The lines from the top of the material below through the line containing "473, boxBottom: 544" are to be printed exactly, with pictures omitted.

■ Supplied material
========================

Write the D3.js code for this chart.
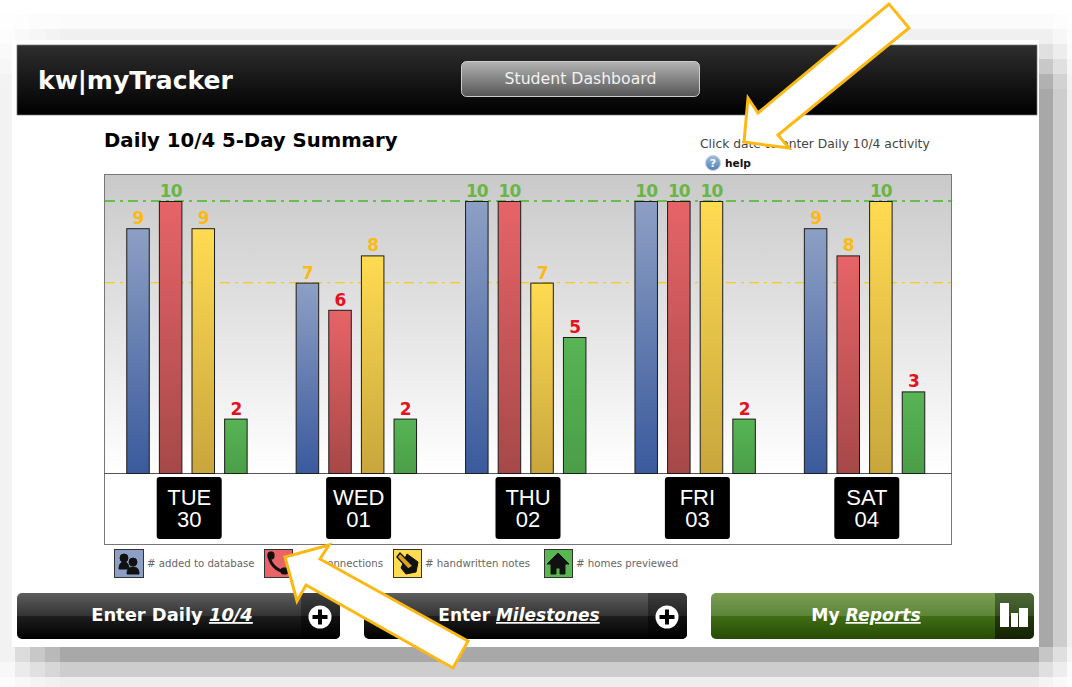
<!DOCTYPE html>
<html>
<head>
<meta charset="utf-8">
<script src="https://cdn.jsdelivr.net/npm/d3@7"></script>
<style>
  html, body { margin: 0; padding: 0; background: #fff; overflow: hidden; }
  svg { display: block; }
  text { font-family: "DejaVu Sans", sans-serif; }
</style>
</head>
<body>
<svg id="chart" width="1072" height="687"></svg>
<script>
const days = ["TUE", "WED", "THU", "FRI", "SAT"];
const dates = ["30", "01", "02", "03", "04"];
const series = ["database", "connections", "notes", "homes"];
const seriesLabels = ["# added to database", "# connections", "# handwritten notes", "# homes previewed"];
const addedToDatabase = [9, 7, 10, 10, 9];
const connections = [10, 6, 10, 10, 8];
const handwrittenNotes = [9, 8, 7, 10, 10];
const homesPreviewed = [2, 2, 5, 2, 3];
const goalLines = [10, 7];

const values = [addedToDatabase, connections, handwrittenNotes, homesPreviewed];
const plot = { left: 104, right: 951, top: 174, bottom: 473, boxBottom: 544 };

const svg = d3.select("#chart");
const defs = svg.append("defs");

function gradient(id, stops) {
  const g = defs.append("linearGradient").attr("id", id)
    .attr("x1", 0).attr("y1", 0).attr("x2", 0).attr("y2", 1);
  stops.forEach(([offset, color]) => {
    g.append("stop").attr("offset", offset).attr("stop-color", color);
  });
}

gradient("header", [[0, "#2e2e2e"], [1, "#000"]]);
gradient("pill", [[0, "#b4b4b4"], [1, "#555"]]);
gradient("plotBg", [[0, "#c9c9c9"], [1, "#fff"]]);
gradient("helpBall", [[0, "#9dbbd9"], [1, "#4f82b5"]]);
gradient("bar-database", [[0, "#8d9fc4"], [1, "#3a5a9c"]]);
gradient("bar-connections", [[0, "#e66468"], [1, "#a64848"]]);
gradient("bar-notes", [[0, "#ffdb52"], [1, "#c8a63c"]]);
gradient("bar-homes", [[0, "#58b455"], [1, "#4a9e48"]]);
gradient("btnDark", [[0, "#5e5e5e"], [0.5, "#333"], [0.5, "#1e1e1e"], [1, "#000"]]);
gradient("btnDarkIcon", [[0, "#3e3e3e"], [0.5, "#222"], [0.5, "#111"], [1, "#000"]]);
gradient("btnGreen", [[0, "#7c9f54"], [0.5, "#5c8538"], [0.5, "#406d14"], [1, "#274c06"]]);
gradient("btnGreenIcon", [[0, "#4f6a38"], [0.5, "#354f1f"], [0.5, "#24390c"], [1, "#142402"]]);

// blocky shadow behind the screenshot
const rowLevels = new Map([[14, 0.05], [29, 0.17], [44, 0.36], [59, 0.63], [74, 0.9], [647, 1], [662, 0.57], [677, 0.2]]);
const colLevels = new Map([[0, 0.15], [15, 0.4], [30, 0.63], [45, 0.8], [1039, 1], [1053, 0.57], [1067, 0.17]]);
const shadowRows = d3.range(14, 89, 15).concat(d3.range(89, 647, 15), [647, 662, 677]);
const shadowCols = d3.range(0, 60, 15).concat(d3.range(60, 1039, 15), [1039, 1053, 1067]);
const shadow = svg.append("g");
shadowRows.forEach((y, r) => {
  shadowCols.forEach((x, c) => {
    const fy = rowLevels.has(y) ? rowLevels.get(y) : 1;
    let fx = colLevels.has(x) ? colLevels.get(x) : 1;
    if (y < 647 && y >= 44 && x < 1039 && x >= 15) fx = 0;
    let dark = 87 * fx * fy;
    if (x >= 1039 && y >= 647) dark *= 0.65;
    const v = Math.round(255 - dark);
    shadow.append("rect")
      .attr("x", x).attr("y", y)
      .attr("width", (shadowCols[c + 1] || 1072) - x)
      .attr("height", (shadowRows[r + 1] || 687) - y)
      .attr("fill", `rgb(${v},${v},${v})`);
  });
});

// page card and header
svg.append("rect").attr("x", 12).attr("y", 40).attr("width", 1027).attr("height", 607).attr("fill", "#fff");
svg.append("rect").attr("x", 17).attr("y", 45).attr("width", 1020).attr("height", 70)
  .attr("fill", "url(#header)").attr("stroke", "#777").attr("stroke-width", 0.7);
svg.append("text").attr("x", 38).attr("y", 89).attr("fill", "#fff")
  .attr("font-size", 25).attr("font-weight", "bold").text("kw|myTracker");
svg.append("rect").attr("x", 461.5).attr("y", 61.5).attr("width", 238).attr("height", 35).attr("rx", 5)
  .attr("fill", "url(#pill)").attr("stroke", "#ccc");
svg.append("text").attr("x", 580.5).attr("y", 84).attr("text-anchor", "middle").attr("fill", "#f2f2f2")
  .attr("font-size", 15.7).text("Student Dashboard");

svg.append("text").attr("x", 104).attr("y", 147).attr("fill", "#000")
  .attr("font-size", 19.7).attr("font-weight", "bold").text("Daily 10/4 5-Day Summary");
svg.append("text").attr("x", 700).attr("y", 148).attr("fill", "#444")
  .attr("font-size", 12.3).text("Click date to enter Daily 10/4 activity");
svg.append("circle").attr("cx", 713).attr("cy", 163).attr("r", 7.5).attr("fill", "url(#helpBall)").attr("stroke", "#c3d5e8");
svg.append("text").attr("x", 713).attr("y", 167).attr("text-anchor", "middle").attr("fill", "#fff")
  .attr("font-size", 11).attr("font-weight", "bold").text("?");
svg.append("text").attr("x", 725).attr("y", 167).attr("fill", "#111")
  .attr("font-size", 10.6).attr("font-weight", "bold").text("help");

// scales
const xDay = d3.scaleBand().domain(days).range([plot.left, plot.right]);
const xSeries = d3.scaleBand().domain(series)
  .range([xDay.bandwidth() / 2 - 67.5, xDay.bandwidth() / 2 + 63])
  .paddingInner(0.31).paddingOuter(0.155);
const y = d3.scaleLinear().domain([0, 10]).range([plot.bottom, 201]);
const labelColor = (v) => (v >= 10 ? "#6ab545" : v >= 7 ? "#fdb913" : "#e8101c");

// plot area
svg.append("rect").attr("x", plot.left).attr("y", plot.top)
  .attr("width", plot.right - plot.left).attr("height", plot.bottom - plot.top)
  .attr("fill", "url(#plotBg)");
svg.append("rect").attr("x", plot.left + 0.5).attr("y", plot.top + 0.5)
  .attr("width", plot.right - plot.left).attr("height", plot.boxBottom - plot.top)
  .attr("fill", "none").attr("stroke", "#777");
svg.append("line").attr("x1", plot.left).attr("x2", plot.right + 1)
  .attr("y1", plot.bottom + 0.5).attr("y2", plot.bottom + 0.5).attr("stroke", "#555");

svg.selectAll(".goal").data(goalLines).join("line").attr("class", "goal")
  .attr("x1", plot.left + 1).attr("x2", plot.right)
  .attr("y1", (d) => y(d)).attr("y2", (d) => y(d))
  .attr("stroke", (d) => (d === 10 ? "#66bf4a" : "#f5cb1e"))
  .attr("stroke-width", (d) => (d === 10 ? 2 : 1.2))
  .attr("stroke-dasharray", "10 5 3 5");

const dayGroups = svg.selectAll(".day").data(days).join("g").attr("class", "day")
  .attr("transform", (d) => `translate(${xDay(d)},0)`);

dayGroups.each(function (day, i) {
  const rows = series.map((s, k) => ({ s, v: values[k][i] }));
  const g = d3.select(this);
  g.selectAll("rect").data(rows).join("rect")
    .attr("x", (d) => xSeries(d.s) + 0.5)
    .attr("y", (d) => y(d.v) + 0.5)
    .attr("width", xSeries.bandwidth())
    .attr("height", (d) => plot.bottom - y(d.v))
    .attr("fill", (d) => `url(#bar-${d.s})`)
    .attr("stroke", "#1c1c1c");
  g.selectAll("text").data(rows).join("text")
    .attr("x", (d) => xSeries(d.s) + xSeries.bandwidth() / 2 + 0.5)
    .attr("y", (d) => y(d.v) - 4)
    .attr("text-anchor", "middle")
    .attr("font-size", 17).attr("font-weight", "bold").attr("letter-spacing", -1)
    .attr("fill", (d) => labelColor(d.v))
    .text((d) => d.v);
});

// date tabs as the x axis
const axis = svg.append("g").attr("transform", `translate(0,${plot.bottom})`)
  .call(d3.axisBottom(xDay).tickSize(0).tickPadding(0));
axis.select(".domain").remove();
axis.selectAll(".tick").each(function (d, i) {
  const tick = d3.select(this);
  tick.select("text").remove();
  tick.append("rect").attr("x", -32).attr("y", 4).attr("width", 65).attr("height", 62).attr("rx", 3).attr("fill", "#000");
  const label = tick.append("text").attr("text-anchor", "middle").attr("fill", "#fff")
    .attr("font-size", 22).style("font-family", "'Liberation Sans', sans-serif");
  label.append("tspan").attr("x", 0.5).attr("y", 32).text(d);
  label.append("tspan").attr("x", 0.5).attr("y", 54).text(dates[i]);
});

// legend
const legendIconX = [114, 264, 393, 544];
const legendIconW = [29, 28, 28, 28];
const legendFill = ["#8d9fc4", "#e86468", "#ffdb52", "#58b84f"];
const legend = svg.selectAll(".legend").data(series).join("g").attr("class", "legend")
  .attr("transform", (d, i) => `translate(${legendIconX[i]},549)`);
legend.append("rect").attr("x", 0.5).attr("y", 0.5)
  .attr("width", (d, i) => legendIconW[i]).attr("height", 28)
  .attr("fill", (d, i) => legendFill[i]).attr("stroke", "#333");
legend.append("text")
  .attr("x", (d, i) => (i === 1 ? 119 : legendIconW[i] + 4))
  .attr("y", 18)
  .attr("text-anchor", (d, i) => (i === 1 ? "end" : "start"))
  .attr("font-size", 10.2).attr("fill", "#666")
  .text((d, i) => seriesLabels[i]);

const icons = legend.append("g").attr("fill", "#111").attr("stroke", "#111");
d3.select(icons.nodes()[0]).call((g) => {
  g.append("circle").attr("cx", 10).attr("cy", 9).attr("r", 4);
  g.append("path").attr("d", "M5 20c0-5 2-7 5-7s5 2 5 7z");
  g.append("circle").attr("cx", 19).attr("cy", 13).attr("r", 4);
  g.append("path").attr("d", "M13 25c0-5 2-7 6-7s6 2 6 7z");
});
d3.select(icons.nodes()[1]).call((g) => {
  g.append("path").attr("d", "M5 5c0 9 7 17 17 18").attr("fill", "none").attr("stroke-width", 3);
  g.append("rect").attr("x", 4).attr("y", 3).attr("width", 6).attr("height", 7).attr("rx", 2);
  g.append("rect").attr("x", 17).attr("y", 19).attr("width", 7).attr("height", 6).attr("rx", 2);
});
d3.select(icons.nodes()[2]).call((g) => {
  g.append("path").attr("d", "M14 5l11 8-2 10-10 2-5-6z");
  g.append("path").attr("d", "M4 8l3-4 13 13-5 3z").attr("fill", "#d9a520").attr("stroke-width", 1.4);
});
d3.select(icons.nodes()[3]).call((g) => {
  g.append("path").attr("d", "M14 4L3 15h4v10h5v-6h4v6h5V15h4z");
});

// bottom buttons
const buttons = [
  { x: 17, w: 323, lead: "Enter Daily ", em: "10/4", face: "btnDark", icon: "btnDarkIcon", tx: 172, size: 17.9 },
  { x: 364, w: 323, lead: "Enter ", em: "Milestones", face: "btnDark", icon: "btnDarkIcon", tx: 519, size: 17 },
  { x: 711, w: 323, lead: "My ", em: "Reports", face: "btnGreen", icon: "btnGreenIcon", tx: 866, size: 17.2 },
];
const btn = svg.selectAll(".btn").data(buttons).join("g").attr("class", "btn");
btn.append("rect").attr("x", (d) => d.x).attr("y", 593).attr("width", (d) => d.w).attr("height", 46).attr("rx", 5)
  .attr("fill", (d) => `url(#${d.face})`);
btn.append("path")
  .attr("d", (d) => `M${d.x + d.w - 39} 593h34a5 5 0 0 1 5 5v36a5 5 0 0 1 -5 5h-34z`)
  .attr("fill", (d) => `url(#${d.icon})`);
const btnText = btn.append("text").attr("x", (d) => d.tx).attr("y", 621).attr("text-anchor", "middle")
  .attr("fill", "#fff").attr("font-size", (d) => d.size).attr("font-weight", "bold");
btnText.append("tspan").text((d) => d.lead).style("white-space", "pre");
btnText.append("tspan").text((d) => d.em).attr("font-style", "italic").attr("text-decoration", "underline");

btn.filter((d) => d.face === "btnDark").each(function (d) {
  const cx = d.x + d.w - 20;
  const g = d3.select(this);
  g.append("circle").attr("cx", cx).attr("cy", 617).attr("r", 11.5).attr("fill", "#fff");
  g.append("rect").attr("x", cx - 7.5).attr("y", 615).attr("width", 15).attr("height", 4).attr("fill", "#000");
  g.append("rect").attr("x", cx - 2).attr("y", 609.5).attr("width", 4).attr("height", 15).attr("fill", "#000");
});
[[1000, 603, 9, 24], [1011, 613, 7, 14], [1019, 608, 9, 19]].forEach(([bx, by, bw, bh]) => {
  svg.append("rect").attr("x", bx).attr("y", by).attr("width", bw).attr("height", bh).attr("fill", "#fff");
});

// callout arrows
const arrows = [
  [[744, 142], [748, 98], [758, 113], [889, 4], [909, 28], [778, 135], [789, 148]],
  [[285, 557], [297, 601], [306, 585], [453, 668], [468, 641], [320, 559], [329, 545]],
];
svg.selectAll(".arrow").data(arrows).join("polygon").attr("class", "arrow")
  .attr("points", (d) => d.join(" "))
  .attr("fill", "#fff").attr("stroke", "#fdb913").attr("stroke-width", 3);
</script>
</body>
</html>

========================

■ Answer
Write the D3.js code for this chart.
<!DOCTYPE html>
<html>
<head>
<meta charset="utf-8">
<script src="https://cdn.jsdelivr.net/npm/d3@7"></script>
<style>
  html, body { margin: 0; padding: 0; background: #fff; overflow: hidden; }
  svg { display: block; }
  text { font-family: "DejaVu Sans", sans-serif; }
</style>
</head>
<body>
<svg id="chart" width="1072" height="687"></svg>
<script>
const days = ["TUE", "WED", "THU", "FRI", "SAT"];
const dates = ["30", "01", "02", "03", "04"];
const series = ["database", "connections", "notes", "homes"];
const seriesLabels = ["# added to database", "# connections", "# handwritten notes", "# homes previewed"];
const addedToDatabase = [9, 7, 10, 10, 9];
const connections = [10, 6, 10, 10, 8];
const handwrittenNotes = [9, 8, 7, 10, 10];
const homesPreviewed = [2, 2, 5, 2, 3];
const goalLines = [10, 7];

const values = [addedToDatabase, connections, handwrittenNotes, homesPreviewed];
const plot = { left: 104, right: 951, top: 174, bottom: 473, boxBottom: 544 };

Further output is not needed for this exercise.